La transfiguración de Jesús y el sacrificio de Isaac son dos episodios bíblicos con mutua y gran relación entre sí, pues ambos están vinculados con el misterio de la Pasión, Muerte y Resurrección del Señor. El sacrificio de Isaac prefigura el sacrificio de Cristo en la cruz: Dios pone a prueba a Abraham, pero el amor divino por la humanidad sobrepasa la fe del patriarca. Isaac debía ser ofrecido en sacrificio a Dios, pero fue rescatado de la muerte por la fe y la obediencia del padre. Sin embargo, para salvarnos a nosotros, Dios no escatimó a su Hijo. La transfiguración de Jesús anticipa, antes de su muerte, la gloria y la luz de la resurrección. Por su obediencia al Padre, Jesucristo resucitará y será glorificado. Para que sus discípulos no desfallecieran en la fe ante el fracaso de su muerte en la cruz, unos meses antes Jesús anticipó su gloria a sus apóstoles más íntimos. En el camino cuaresmal hacia la Pascua recordamos hoy este episodio. Pedro, Santiago y Juan: veréis abandonado, escarnecido, maltratado, burlado, crucificado y muerto a vuestro maestro, pero no temáis, porque la gloria luminosa que habéis visto en la montaña, la contemplaréis cuando haya resucitado de entre los muertos, porque el Padre celestial así lo declara al decir:
Este es mi hijo amado, escuchadle.
Durante la vida, Dios pone a prueba nuestra fe de muchas maneras. En los casos de Abraham y de Jesús fueron pruebas extremas. Pero habitualmente, en nuestro caso, la prueba se pone de relieve en los detalles y fidelidad cotidianos. Ante las mil pequeñas o grandes dificultades que se nos presentan, nos asalta la tentación del desaliento y nos invade el cansancio y la duda de si merece la pena esforzarse, de si tiene sentido creer y seguir a Cristo renunciando al estilo de vida en boga entre muchos que viven a nuestro alrededor. Entonces es cuando necesitamos experimentar la proximidad de Dios en la oración al Padre, como Jesús en la montaña de la Transfiguración. La gloria viene tras la cruz, pero en nuestra vida ya hay momentos que anticipan la victoria. Quizás habremos visto abandonar a muchos compañeros de viaje, pero nosotros sabemos en quién confiamos y por eso le seguimos. Ciertamente, hemos conocido momentos difíciles; sin embargo, ¡Cuántos momentos de gozo y plenitud nos ha regalado también el Señor!, ya sea después de la crisis o en medio de ella; estos momentos son como un rayo de sol que atraviesa las nubes.

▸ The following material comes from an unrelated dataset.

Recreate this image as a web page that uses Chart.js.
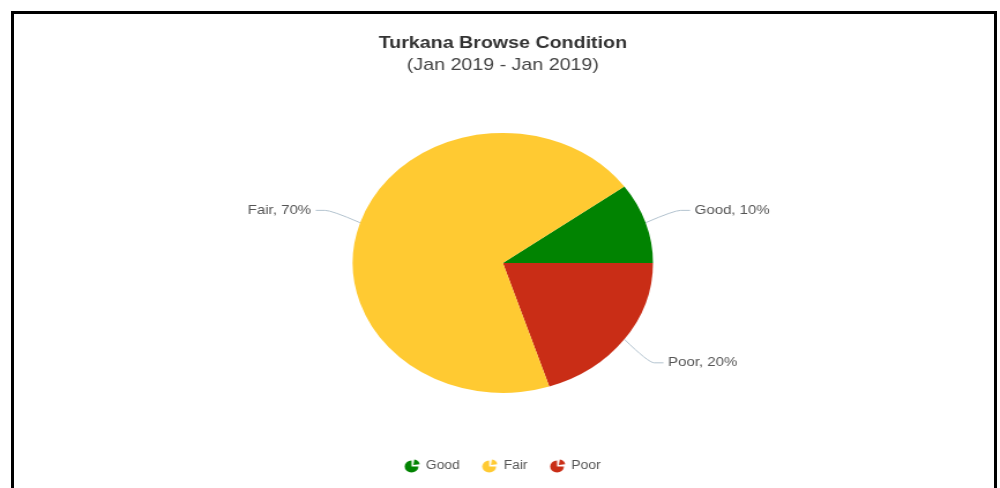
<!DOCTYPE html>
<html>
<head>
<meta charset="utf-8">
<script src="https://cdn.jsdelivr.net/npm/chart.js@4.4.1/dist/chart.umd.min.js"></script>
<style>
  html, body { margin: 0; padding: 0; background: #fff; }
  body { width: 1000px; height: 488px; position: relative; overflow: hidden; }
  #wrap { position: absolute; left: 0; top: 0; width: 866px; height: 488px;
          transform: scaleX(1.1547); transform-origin: 0 0; }
  #frame { position: absolute; left: 11px; top: 11px; width: 980px; height: 500px;
           border: 3px solid #000; pointer-events: none; }
</style>
</head>
<body>
<div id="wrap"><canvas id="c" width="866" height="488"></canvas></div>
<div id="frame"></div>
<script>
// Browse condition shares, drawn clockwise from the upper right
const categories = ['Good', 'Poor', 'Fair'];
const shares = [10, 20, 70];
const colors = ['#018301', '#c92d16', '#ffca32'];
const legendOrder = ['Good', 'Fair', 'Poor'];
const titleText = 'Turkana Browse Condition';
const subtitleText = '(Jan 2019 - Jan 2019)';

const FONT = "'Liberation Sans', Arial, Helvetica, sans-serif";

// small pie glyph used as the legend marker
function pieIcon(color) {
  const s = 14, c = document.createElement('canvas');
  c.width = s; c.height = s;
  const g = c.getContext('2d');
  const cx = 6.5, cy = 7.5, r = 6;
  g.fillStyle = color;
  g.beginPath();
  g.moveTo(cx, cy);
  g.arc(cx, cy, r, 0, Math.PI * 1.5);
  g.closePath();
  g.fill();
  g.beginPath();
  g.moveTo(cx + 1.5, cy - 1.5);
  g.arc(cx + 1.5, cy - 1.5, r - 0.5, -Math.PI * 0.45, -Math.PI * 0.05);
  g.closePath();
  g.fill();
  return c;
}
const icons = colors.map(pieIcon);

// outside labels with soft connectors
const outsideLabels = {
  id: 'outsideLabels',
  afterDatasetsDraw(chart) {
    const ctx = chart.ctx;
    const meta = chart.getDatasetMeta(0);
    ctx.save();
    ctx.font = '13px ' + FONT;
    ctx.textBaseline = 'middle';
    meta.data.forEach((arc, i) => {
      const mid = (arc.startAngle + arc.endAngle) / 2;
      const cos = Math.cos(mid), sin = Math.sin(mid);
      const r = arc.outerRadius;
      const right = cos >= 0;
      const ex = arc.x + cos * r, ey = arc.y + sin * r;
      const bx = arc.x + cos * (r + 32), by = arc.y + sin * (r + 40);
      const hx = bx + (right ? 8 : -8);
      ctx.strokeStyle = '#b3c3cf';
      ctx.lineWidth = 1;
      ctx.beginPath();
      ctx.moveTo(ex, ey);
      ctx.quadraticCurveTo(arc.x + cos * (r + 26), by, bx, by);
      ctx.lineTo(hx, by);
      ctx.stroke();
      ctx.fillStyle = '#555555';
      ctx.textAlign = right ? 'left' : 'right';
      const txt = chart.data.labels[i] + ', ' + shares[i] + '%';
      ctx.fillText(txt, hx + (right ? 4 : -4), by);
    });
    ctx.restore();
  }
};

new Chart(document.getElementById('c'), {
  type: 'pie',
  data: {
    labels: categories,
    datasets: [{
      data: shares,
      backgroundColor: colors,
      borderWidth: 0,
      hoverOffset: 0
    }]
  },
  options: {
    responsive: false,
    animation: false,
    devicePixelRatio: 1,
    rotation: 54,
    radius: 130,
    layout: { padding: { left: 5, right: 0, top: 0, bottom: 6 } },
    plugins: {
      title: {
        display: true,
        text: titleText,
        color: '#333333',
        font: { family: FONT, size: 17, weight: 'bold' },
        padding: { top: 33, bottom: 0 }
      },
      subtitle: {
        display: true,
        text: subtitleText,
        color: '#444444',
        font: { family: FONT, size: 17 },
        padding: { top: 2, bottom: 10 }
      },
      legend: {
        position: 'bottom',
        labels: {
          usePointStyle: true,
          boxWidth: 12,
          padding: 20,
          color: '#555555',
          font: { family: FONT, size: 12 },
          generateLabels(chart) {
            const base = Chart.overrides.pie.plugins.legend.labels.generateLabels(chart);
            return base.map(l => Object.assign(l, { pointStyle: icons[l.index], lineWidth: 0 }));
          },
          sort: (a, b) => legendOrder.indexOf(a.text) - legendOrder.indexOf(b.text)
        }
      },
      tooltip: { enabled: false }
    }
  },
  plugins: [outsideLabels]
});
</script>
</body>
</html>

Pedro halló bienestar en la montaña y quería quedarse allí. También nosotros, al conocer la amistad sincera y profunda con el Señor querríamos quedarnos. ¡Permanecer en su intimidad es tan dulce en una vida llena de lucha! Cuando por alguna razón conocemos la placidez, nos querríamos quedar y atrapar definitivamente esos momentos. Pero el mismo Jesús nos dice que debemos bajar de la montaña e ir a Jerusalén. Tenemos bienestar cuando oramos, cuando el Evangelio se convierte en un bálsamo curativo para las heridas de nuestros pecados; pero debemos descender de la montaña y ponernos en medio de la plaza para predicar el Evangelio con obras y palabras y para trabajar por un mundo mas humano, más fraterno y más sensible a los valores de Reino de Dios.